**Exercise**
The line containing "Chart.register(...registerables);" marks the end: extract everything from the first line of the data through that line, exactly, with no pictures.

**Lines of data**
------------------------
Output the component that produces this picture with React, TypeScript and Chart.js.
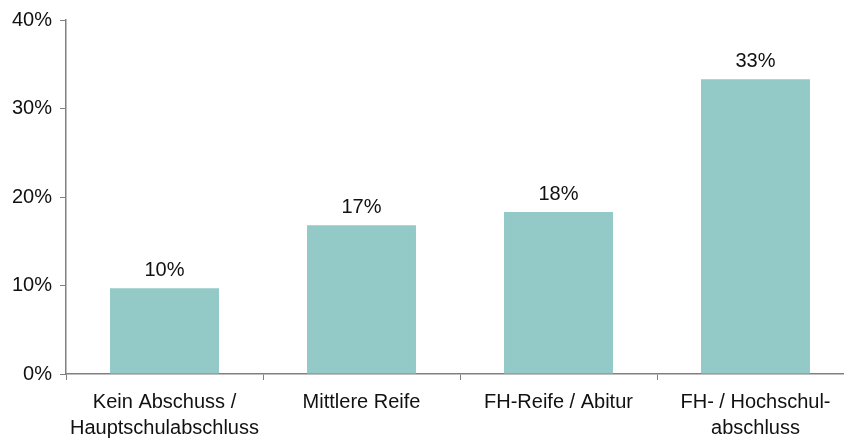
import React, { useEffect, useRef } from "react";
import { Chart, registerables } from "chart.js";

Chart.register(...registerables);

const categories: (string | string[])[] = [
  ["Kein Abschuss /", "Hauptschulabschluss"],
  "Mittlere Reife",
  "FH-Reife / Abitur",
  ["FH- / Hochschul-", "abschluss"],
];
const shares: number[] = [9.7, 16.8, 18.3, 33.3];
const valueLabels: string[] = ["10%", "17%", "18%", "33%"];
const yTicks: number[] = [0, 10, 20, 30, 40];

const FONT = "'Liberation Sans', Arial, sans-serif";

const dataLabelPlugin = {
  id: "dataLabels",
  afterDatasetsDraw(chart: any) {
    const ctx = chart.ctx;
    const meta = chart.getDatasetMeta(0);
    ctx.save();
    ctx.font = `20px ${FONT}`;
    ctx.fillStyle = "#111";
    ctx.textAlign = "center";
    ctx.textBaseline = "alphabetic";
    meta.data.forEach((bar: any, i: number) => {
      ctx.fillText(valueLabels[i], bar.x, bar.y - 12);
    });
    ctx.restore();
  },
};

export default function App() {
  const ref = useRef<HTMLCanvasElement>(null);
  useEffect(() => {
    document.body.style.margin = "0";
    document.body.style.overflow = "hidden";
    const chart = new Chart(ref.current!, {
      type: "bar",
      data: {
        labels: categories,
        datasets: [
          {
            data: shares,
            backgroundColor: "#93C9C7",
            barPercentage: 0.553,
            categoryPercentage: 1,
          },
        ],
      },
      options: {
        responsive: false,
        animation: false,
        layout: { padding: { top: 18, right: 0, left: 0, bottom: 0 } },
        plugins: { legend: { display: false }, tooltip: { enabled: false } },
        scales: {
          x: {
            grid: {
              display: true,
              drawOnChartArea: false,
              drawTicks: true,
              tickLength: 6,
              color: "#808080",
              offset: true,
            },
            border: { display: true, color: "#808080", width: 1.5 },
            ticks: {
              color: "#111",
              font: { family: FONT, size: 20, lineHeight: 1.32 },
              padding: 9,
              maxRotation: 0,
              autoSkip: false,
            },
            afterFit(scale: any) {
              scale.height = 65;
            },
          },
          y: {
            min: 0,
            max: 40,
            afterBuildTicks(scale: any) {
              scale.ticks = yTicks.map((v) => ({ value: v }));
            },
            grid: {
              display: true,
              drawOnChartArea: false,
              drawTicks: true,
              tickLength: 6,
              color: "#808080",
            },
            border: { display: true, color: "#808080", width: 1.5 },
            ticks: {
              color: "#111",
              font: { family: FONT, size: 20 },
              padding: 8,
              callback: (v: any) => `${v}%`,
            },
            afterFit(scale: any) {
              scale.width = 66;
            },
          },
        },
      },
      plugins: [dataLabelPlugin],
    });
    return () => chart.destroy();
  }, []);
  return (
    <div style={{ width: 844, height: 439, overflow: "hidden", position: "relative" }}>
      <canvas ref={ref} width={854} height={439} style={{ display: "block" }} />
    </div>
  );
}
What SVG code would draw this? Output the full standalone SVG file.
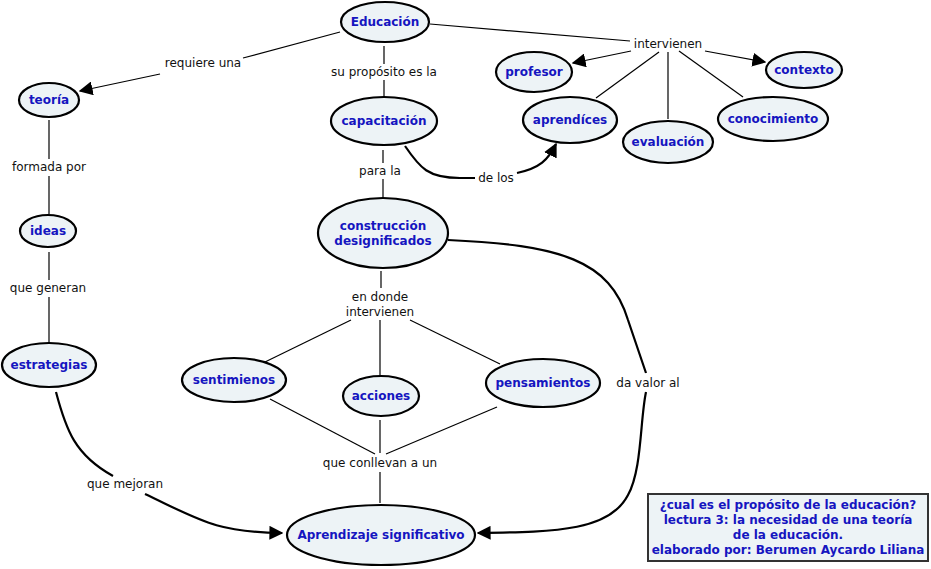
<svg xmlns="http://www.w3.org/2000/svg" width="931" height="569" viewBox="0 0 931 569">
<defs>
<marker id="ah" viewBox="0 0 10 10" refX="9" refY="5" markerWidth="14" markerHeight="14" markerUnits="userSpaceOnUse" orient="auto"><path d="M0,0 L10,5 L0,10 Z" fill="#000"/></marker>
<style>
.n ellipse{fill:#edf3f6;stroke:#000;stroke-width:2.2}
.n text{font-family:"DejaVu Sans",Verdana,sans-serif;font-weight:bold;font-size:12px;fill:#1515c0;text-anchor:middle}
.l{font-family:"DejaVu Sans",Verdana,sans-serif;font-size:12px;fill:#111;text-anchor:middle}
.c line,.c path{stroke:#000;fill:none;stroke-width:1.2}
.c .t{stroke-width:2.2}
</style>
</defs>
<rect width="931" height="569" fill="#fff"/>
<g class="c">
<line x1="340" y1="32" x2="243" y2="58"/>
<line x1="160" y1="74" x2="80" y2="91" marker-end="url(#ah)"/>
<line x1="430" y1="24" x2="630" y2="41"/>
<line x1="631" y1="51" x2="573" y2="63" marker-end="url(#ah)"/>
<line x1="705" y1="51" x2="765" y2="62" marker-end="url(#ah)"/>
<line x1="659" y1="52" x2="596" y2="98"/>
<line x1="668" y1="52" x2="668" y2="119"/>
<line x1="679" y1="51" x2="743" y2="97"/>
<line x1="384" y1="46" x2="384" y2="64"/>
<line x1="384" y1="80" x2="384" y2="96"/>
<line x1="383" y1="150" x2="383" y2="163"/>
<line x1="383" y1="179" x2="383" y2="198"/>
<path class="t" d="M405,146 C420,168 428,178 460,178 L475,178"/>
<path class="t" d="M517,173 C540,168 548,160 556,144" marker-end="url(#ah)"/>
<line x1="49" y1="120" x2="49" y2="159"/>
<line x1="49" y1="176" x2="49" y2="214"/>
<line x1="49" y1="252" x2="49" y2="280"/>
<line x1="49" y1="297" x2="49" y2="342"/>
<path class="t" d="M56,392 C66,430 75,455 113,476"/>
<path class="t" d="M145,494 C200,520 215,532 282,533" marker-end="url(#ah)"/>
<line x1="381" y1="271" x2="381" y2="288"/>
<line x1="351" y1="320" x2="265" y2="362"/>
<line x1="380" y1="320" x2="380" y2="376"/>
<line x1="410" y1="320" x2="500" y2="364"/>
<line x1="270" y1="399" x2="375" y2="454"/>
<line x1="380" y1="420" x2="380" y2="453"/>
<line x1="497" y1="407" x2="386" y2="454"/>
<line x1="380" y1="472" x2="380" y2="503"/>
<path class="t" d="M448,240 C560,245 610,260 628,320 L646,373"/>
<path class="t" d="M646,392 C640,420 642,470 628,495 C610,530 560,532 478,533" marker-end="url(#ah)"/>
</g>
<text class="l" x="203" y="67">requiere una</text>
<text class="l" x="384" y="76">su propósito es la</text>
<text class="l" x="668" y="48">intervienen</text>
<text class="l" x="49" y="171">formada por</text>
<text class="l" x="380" y="175">para la</text>
<text class="l" x="496" y="182">de los</text>
<text class="l" x="48" y="292">que generan</text>
<text class="l" x="380" y="301">en donde</text>
<text class="l" x="380" y="316">intervienen</text>
<text class="l" x="648" y="387">da valor al</text>
<text class="l" x="380" y="467">que conllevan a un</text>
<text class="l" x="125" y="488">que mejoran</text>
<g class="n" id="educacion"><ellipse cx="385" cy="22" rx="44" ry="20"/><text x="385" y="26">Educación</text></g>
<g class="n" id="teoria"><ellipse cx="49" cy="100" rx="30" ry="17"/><text x="49" y="104">teoría</text></g>
<g class="n" id="capacitacion"><ellipse cx="384" cy="121" rx="53" ry="24"/><text x="384" y="125">capacitación</text></g>
<g class="n" id="profesor"><ellipse cx="534" cy="72" rx="38" ry="20"/><text x="534" y="76">profesor</text></g>
<g class="n" id="contexto"><ellipse cx="804" cy="70" rx="38" ry="18"/><text x="804" y="74">contexto</text></g>
<g class="n" id="aprendices"><ellipse cx="570" cy="120" rx="47" ry="23"/><text x="570" y="124">aprendíces</text></g>
<g class="n" id="evaluacion"><ellipse cx="668" cy="142" rx="45" ry="21"/><text x="668" y="146">evaluación</text></g>
<g class="n" id="conocimiento"><ellipse cx="773" cy="119" rx="55" ry="22"/><text x="773" y="123">conocimiento</text></g>
<g class="n" id="ideas"><ellipse cx="48" cy="231" rx="28" ry="16"/><text x="48" y="235">ideas</text></g>
<g class="n" id="construccion"><ellipse cx="383" cy="233" rx="65" ry="35"/><text x="383" y="230">construcción</text><text x="383" y="245">designificados</text></g>
<g class="n" id="estrategias"><ellipse cx="49" cy="365" rx="47" ry="22"/><text x="49" y="369">estrategias</text></g>
<g class="n" id="sentimienos"><ellipse cx="234" cy="380" rx="52" ry="22"/><text x="234" y="384">sentimienos</text></g>
<g class="n" id="acciones"><ellipse cx="381" cy="396" rx="38" ry="20"/><text x="381" y="400">acciones</text></g>
<g class="n" id="pensamientos"><ellipse cx="543" cy="383" rx="57" ry="24"/><text x="543" y="387">pensamientos</text></g>
<g class="n" id="aprendizaje"><ellipse cx="381" cy="535" rx="94" ry="30"/><text x="381" y="539">Aprendizaje significativo</text></g>
<g class="n" id="titulo"><rect x="648" y="494" width="280" height="67" fill="#edf3f6" stroke="#333" stroke-width="2"/>
<text x="788" y="509">¿cual es el propósito de la educación?</text>
<text x="788" y="524">lectura 3: la necesidad de una teoría</text>
<text x="788" y="539">de la educación.</text>
<text x="788" y="554">elaborado por: Berumen Aycardo Liliana</text></g>
</svg>
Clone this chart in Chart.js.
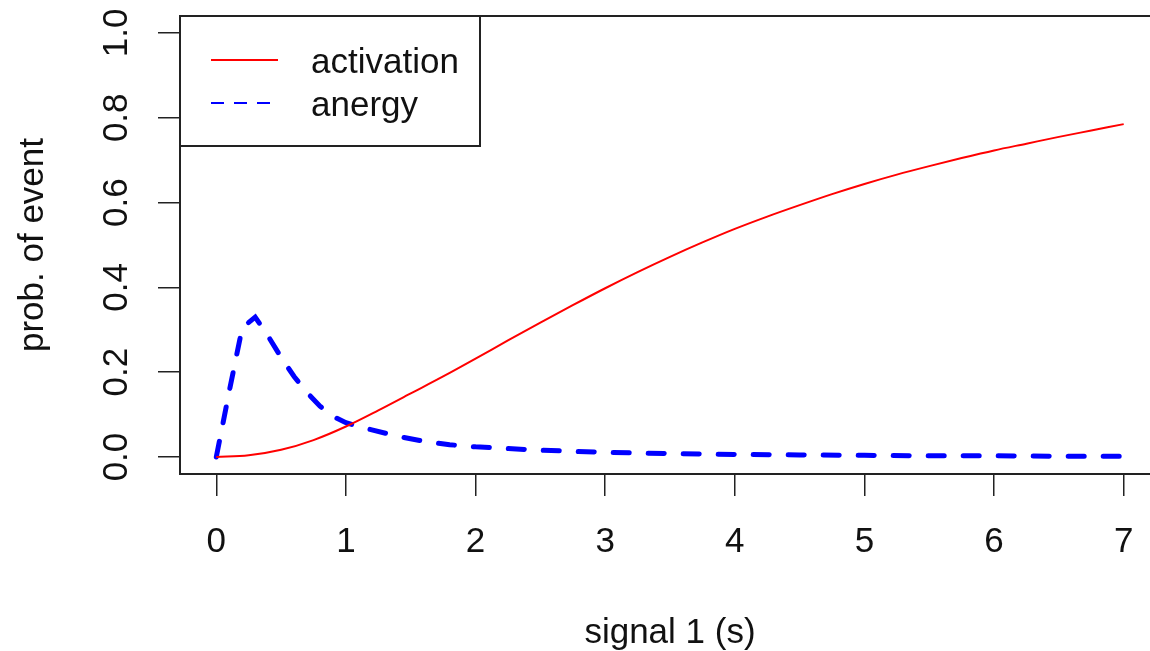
<!DOCTYPE html>
<html>
<head>
<meta charset="utf-8">
<script src="https://cdn.jsdelivr.net/npm/chart.js@4.4.0/dist/chart.umd.min.js"></script>
<style>
html, body { margin: 0; padding: 0; background: #fff; overflow: hidden; }
#wrap { width: 1150px; height: 651px; overflow: hidden; }
</style>
</head>
<body>
<div id="wrap"><canvas id="chart" width="1165" height="651"></canvas></div>
<script>
// values
const activationX = [0, 0.25, 0.5, 0.75, 1, 1.25, 1.5, 1.75, 2, 2.25, 2.5, 2.75, 3, 3.25, 3.5,
    3.75, 4, 4.25, 4.5, 4.75, 5, 5.25, 5.5, 5.75, 6, 6.25, 6.5, 6.75, 7];
const activation = [0, 0.004, 0.017, 0.04, 0.072, 0.11, 0.15, 0.19, 0.232, 0.275, 0.317, 0.358,
    0.398, 0.436, 0.472, 0.506, 0.538, 0.567, 0.594, 0.62, 0.644, 0.666, 0.686, 0.705, 0.723,
    0.739, 0.755, 0.77, 0.785];

const anergyX = [0, 0.1, 0.2, 0.3, 0.4, 0.5, 0.6, 0.7, 0.8, 0.9, 1, 1.1, 1.2, 1.4, 1.6, 1.8, 2,
    2.5, 3, 3.5, 4, 4.5, 5, 5.5, 6, 6.5, 7];
const anergy = [0, 0.155, 0.305, 0.33, 0.285, 0.235, 0.19, 0.152, 0.12, 0.096, 0.081, 0.072,
    0.064, 0.049, 0.037, 0.029, 0.024, 0.016, 0.011, 0.008, 0.006, 0.005, 0.004, 0.003, 0.003,
    0.002, 0.002];

const xTicks = [0, 1, 2, 3, 4, 5, 6, 7];
const yTicks = [0, 0.2, 0.4, 0.6, 0.8, 1.0];
const yTickLabels = ['0.0', '0.2', '0.4', '0.6', '0.8', '1.0'];
const seriesNames = ['activation', 'anergy'];
const xTitle = 'signal 1 (s)';
const yTitle = 'prob. of event';

const fontFamily = '"Liberation Sans", Arial, Helvetica, sans-serif';
const font = '35px ' + fontFamily;
const axisColor = '#222';

function points(xs, ys) {
    return xs.map((x, i) => ({ x: x, y: ys[i] }));
}

// box, rotated y labels, titles and the legend, R style
const rDecorations = {
    id: 'rDecorations',
    afterDraw(chart) {
        const { ctx, chartArea: a, scales: { y } } = chart;
        ctx.save();
        ctx.strokeStyle = axisColor;
        ctx.lineWidth = 2;
        ctx.setLineDash([]);
        ctx.strokeRect(a.left, a.top, a.right - a.left, a.bottom - a.top);

        ctx.fillStyle = '#111';
        ctx.font = font;
        ctx.textAlign = 'center';
        ctx.textBaseline = 'alphabetic';
        yTicks.forEach((v, i) => {
            ctx.save();
            ctx.translate(a.left - 53, y.getPixelForValue(v));
            ctx.rotate(-Math.PI / 2);
            ctx.fillText(yTickLabels[i], 0, 0);
            ctx.restore();
        });

        ctx.save();
        ctx.translate(43, (a.top + a.bottom) / 2);
        ctx.rotate(-Math.PI / 2);
        ctx.fillText(yTitle, 0, 0);
        ctx.restore();

        ctx.fillText(xTitle, (a.left + a.right) / 2, a.bottom + 169);

        // legend
        const lx = a.left, ly = a.top;
        ctx.fillStyle = '#fff';
        ctx.fillRect(lx, ly, 300, 130);
        ctx.strokeStyle = axisColor;
        ctx.lineWidth = 2;
        ctx.strokeRect(lx, ly, 300, 130);
        const ds = chart.data.datasets;
        const rows = [
            { y: ly + 44, color: ds[0].borderColor, dash: [] },
            { y: ly + 87, color: ds[1].borderColor, dash: [13, 10] }
        ];
        rows.forEach((r, i) => {
            ctx.beginPath();
            ctx.strokeStyle = r.color;
            ctx.lineWidth = 2;
            ctx.lineCap = 'butt';
            ctx.setLineDash(r.dash);
            ctx.moveTo(lx + 31, r.y);
            ctx.lineTo(lx + 98, r.y);
            ctx.stroke();
            ctx.setLineDash([]);
            ctx.fillStyle = '#111';
            ctx.textAlign = 'left';
            ctx.fillText(seriesNames[i], lx + 131, r.y + 13);
        });
        ctx.restore();
    }
};

new Chart(document.getElementById('chart'), {
    type: 'line',
    data: {
        datasets: [
            {
                label: seriesNames[0],
                data: points(activationX, activation),
                borderColor: '#ff0000',
                borderWidth: 2,
                pointRadius: 0,
                cubicInterpolationMode: 'monotone'
            },
            {
                label: seriesNames[1],
                data: points(anergyX, anergy),
                borderColor: '#0000ff',
                borderWidth: 5,
                borderDash: [16, 19],
                borderCapStyle: 'round',
                pointRadius: 0,
                tension: 0
            }
        ]
    },
    options: {
        responsive: false,
        animation: false,
        devicePixelRatio: 1,
        layout: { padding: { top: 16, right: 5, left: 0, bottom: 0 } },
        plugins: { legend: { display: false }, tooltip: { enabled: false } },
        scales: {
            x: {
                type: 'linear',
                min: -0.28,
                max: 7.28,
                afterBuildTicks: s => { s.ticks = xTicks.map(v => ({ value: v })); },
                afterFit: s => { s.height = 177; },
                border: { display: false },
                grid: {
                    drawOnChartArea: false,
                    drawTicks: true,
                    tickLength: 22,
                    color: axisColor,
                    lineWidth: 1.5
                },
                ticks: {
                    color: '#111',
                    font: { family: fontFamily, size: 35 },
                    padding: 25,
                    maxRotation: 0,
                    autoSkip: false
                }
            },
            y: {
                type: 'linear',
                min: -0.04,
                max: 1.04,
                afterBuildTicks: s => { s.ticks = yTicks.map(v => ({ value: v })); },
                afterFit: s => { s.width = 180; },
                border: { display: false },
                grid: {
                    drawOnChartArea: false,
                    drawTicks: true,
                    tickLength: 22,
                    color: axisColor,
                    lineWidth: 1.5
                },
                ticks: { display: false }
            }
        }
    },
    plugins: [rDecorations]
});
</script>
</body>
</html>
------------------------
**Correct result**
Output the component that produces this picture with React, TypeScript and Chart.js.
import React, { useEffect, useRef } from "react";
import { Chart, registerables } from "chart.js";

Chart.register(...registerables);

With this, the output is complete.